Problem
Go through the listing and set it down exactly, leaving out its pictures.
—————
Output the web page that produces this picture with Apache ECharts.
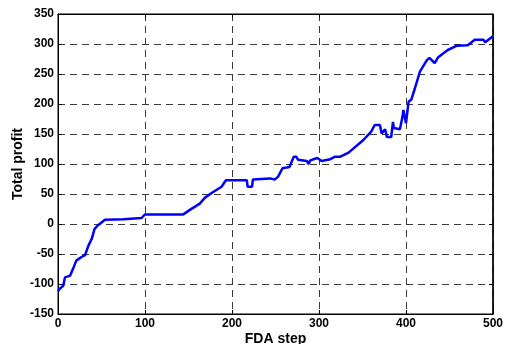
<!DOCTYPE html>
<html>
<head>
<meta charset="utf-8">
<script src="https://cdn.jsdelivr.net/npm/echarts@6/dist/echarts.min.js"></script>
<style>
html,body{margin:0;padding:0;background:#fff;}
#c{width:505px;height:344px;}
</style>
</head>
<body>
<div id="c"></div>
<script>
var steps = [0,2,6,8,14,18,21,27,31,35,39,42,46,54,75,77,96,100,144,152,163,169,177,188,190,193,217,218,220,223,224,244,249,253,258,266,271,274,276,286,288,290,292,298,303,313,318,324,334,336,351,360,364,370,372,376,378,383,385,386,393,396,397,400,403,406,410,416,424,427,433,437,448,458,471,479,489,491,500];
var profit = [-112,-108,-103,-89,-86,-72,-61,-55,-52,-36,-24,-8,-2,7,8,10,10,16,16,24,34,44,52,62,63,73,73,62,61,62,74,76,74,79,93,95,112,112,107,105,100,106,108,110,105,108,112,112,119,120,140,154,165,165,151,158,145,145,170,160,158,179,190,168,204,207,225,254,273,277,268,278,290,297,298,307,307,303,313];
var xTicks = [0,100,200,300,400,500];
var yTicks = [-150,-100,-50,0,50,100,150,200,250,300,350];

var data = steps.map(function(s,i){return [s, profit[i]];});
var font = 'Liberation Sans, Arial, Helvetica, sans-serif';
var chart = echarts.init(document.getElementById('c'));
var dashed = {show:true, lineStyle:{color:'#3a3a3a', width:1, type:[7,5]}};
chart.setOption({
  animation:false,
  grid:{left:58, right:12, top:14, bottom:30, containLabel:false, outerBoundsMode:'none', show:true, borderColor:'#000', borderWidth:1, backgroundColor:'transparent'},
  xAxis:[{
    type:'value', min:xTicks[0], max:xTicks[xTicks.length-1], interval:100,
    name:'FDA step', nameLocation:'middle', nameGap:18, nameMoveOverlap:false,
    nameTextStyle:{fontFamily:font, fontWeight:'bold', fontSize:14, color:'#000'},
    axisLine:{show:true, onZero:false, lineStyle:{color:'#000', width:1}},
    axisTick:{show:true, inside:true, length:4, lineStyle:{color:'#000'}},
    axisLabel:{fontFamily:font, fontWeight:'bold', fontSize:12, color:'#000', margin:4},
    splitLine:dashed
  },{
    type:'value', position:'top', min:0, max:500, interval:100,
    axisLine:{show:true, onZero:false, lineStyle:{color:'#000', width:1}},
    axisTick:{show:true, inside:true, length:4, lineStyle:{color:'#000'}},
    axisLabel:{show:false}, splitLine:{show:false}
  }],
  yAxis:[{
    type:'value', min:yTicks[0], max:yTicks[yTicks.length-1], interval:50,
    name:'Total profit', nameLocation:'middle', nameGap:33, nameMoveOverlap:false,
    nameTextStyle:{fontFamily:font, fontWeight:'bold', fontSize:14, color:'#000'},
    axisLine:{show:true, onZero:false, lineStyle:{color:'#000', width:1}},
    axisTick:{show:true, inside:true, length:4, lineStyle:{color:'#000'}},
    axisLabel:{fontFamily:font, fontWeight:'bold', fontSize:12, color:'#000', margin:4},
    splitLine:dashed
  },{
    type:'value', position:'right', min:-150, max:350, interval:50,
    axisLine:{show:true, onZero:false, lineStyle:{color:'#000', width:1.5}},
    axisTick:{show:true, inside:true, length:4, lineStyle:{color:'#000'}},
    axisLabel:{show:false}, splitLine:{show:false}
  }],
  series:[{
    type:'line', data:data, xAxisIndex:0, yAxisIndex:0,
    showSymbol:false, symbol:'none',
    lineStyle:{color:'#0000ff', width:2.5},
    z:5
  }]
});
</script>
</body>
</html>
—————
Exercise answer
Output the web page that produces this picture with Apache ECharts.
<!DOCTYPE html>
<html>
<head>
<meta charset="utf-8">
<script src="https://cdn.jsdelivr.net/npm/echarts@6/dist/echarts.min.js"></script>
<style>
html,body{margin:0;padding:0;background:#fff;}
#c{width:505px;height:344px;}
</style>
</head>
<body>
<div id="c"></div>
<script>
var steps = [0,2,6,8,14,18,21,27,31,35,39,42,46,54,75,77,96,100,144,152,163,169,177,188,190,193,217,218,220,223,224,244,249,253,258,266,271,274,276,286,288,290,292,298,303,313,318,324,334,336,351,360,364,370,372,376,378,383,385,386,393,396,397,400,403,406,410,416,424,427,433,437,448,458,471,479,489,491,500];
var profit = [-112,-108,-103,-89,-86,-72,-61,-55,-52,-36,-24,-8,-2,7,8,10,10,16,16,24,34,44,52,62,63,73,73,62,61,62,74,76,74,79,93,95,112,112,107,105,100,106,108,110,105,108,112,112,119,120,140,154,165,165,151,158,145,145,170,160,158,179,190,168,204,207,225,254,273,277,268,278,290,297,298,307,307,303,313];
var xTicks = [0,100,200,300,400,500];
var yTicks = [-150,-100,-50,0,50,100,150,200,250,300,350];

var data = steps.map(function(s,i){return [s, profit[i]];});
var font = 'Liberation Sans, Arial, Helvetica, sans-serif';
var chart = echarts.init(document.getElementById('c'));
var dashed = {show:true, lineStyle:{color:'#3a3a3a', width:1, type:[7,5]}};
chart.setOption({
  animation:false,
  grid:{left:58, right:12, top:14, bottom:30, containLabel:false, outerBoundsMode:'none', show:true, borderColor:'#000', borderWidth:1, backgroundColor:'transparent'},
  xAxis:[{
    type:'value', min:xTicks[0], max:xTicks[xTicks.length-1], interval:100,
    name:'FDA step', nameLocation:'middle', nameGap:18, nameMoveOverlap:false,
    nameTextStyle:{fontFamily:font, fontWeight:'bold', fontSize:14, color:'#000'},
    axisLine:{show:true, onZero:false, lineStyle:{color:'#000', width:1}},
    axisTick:{show:true, inside:true, length:4, lineStyle:{color:'#000'}},
    axisLabel:{fontFamily:font, fontWeight:'bold', fontSize:12, color:'#000', margin:4},
    splitLine:dashed
  },{
    type:'value', position:'top', min:0, max:500, interval:100,
    axisLine:{show:true, onZero:false, lineStyle:{color:'#000', width:1}},
    axisTick:{show:true, inside:true, length:4, lineStyle:{color:'#000'}},
    axisLabel:{show:false}, splitLine:{show:false}
  }],
  yAxis:[{
    type:'value', min:yTicks[0], max:yTicks[yTicks.length-1], interval:50,
    name:'Total profit', nameLocation:'middle', nameGap:33, nameMoveOverlap:false,
    nameTextStyle:{fontFamily:font, fontWeight:'bold', fontSize:14, color:'#000'},
    axisLine:{show:true, onZero:false, lineStyle:{color:'#000', width:1}},
    axisTick:{show:true, inside:true, length:4, lineStyle:{color:'#000'}},
    axisLabel:{fontFamily:font, fontWeight:'bold', fontSize:12, color:'#000', margin:4},
    splitLine:dashed
  },{
    type:'value', position:'right', min:-150, max:350, interval:50,
    axisLine:{show:true, onZero:false, lineStyle:{color:'#000', width:1.5}},
    axisTick:{show:true, inside:true, length:4, lineStyle:{color:'#000'}},
    axisLabel:{show:false}, splitLine:{show:false}
  }],
  series:[{
    type:'line', data:data, xAxisIndex:0, yAxisIndex:0,
    showSymbol:false, symbol:'none',
    lineStyle:{color:'#0000ff', width:2.5},
    z:5
  }]
});
</script>
</body>
</html>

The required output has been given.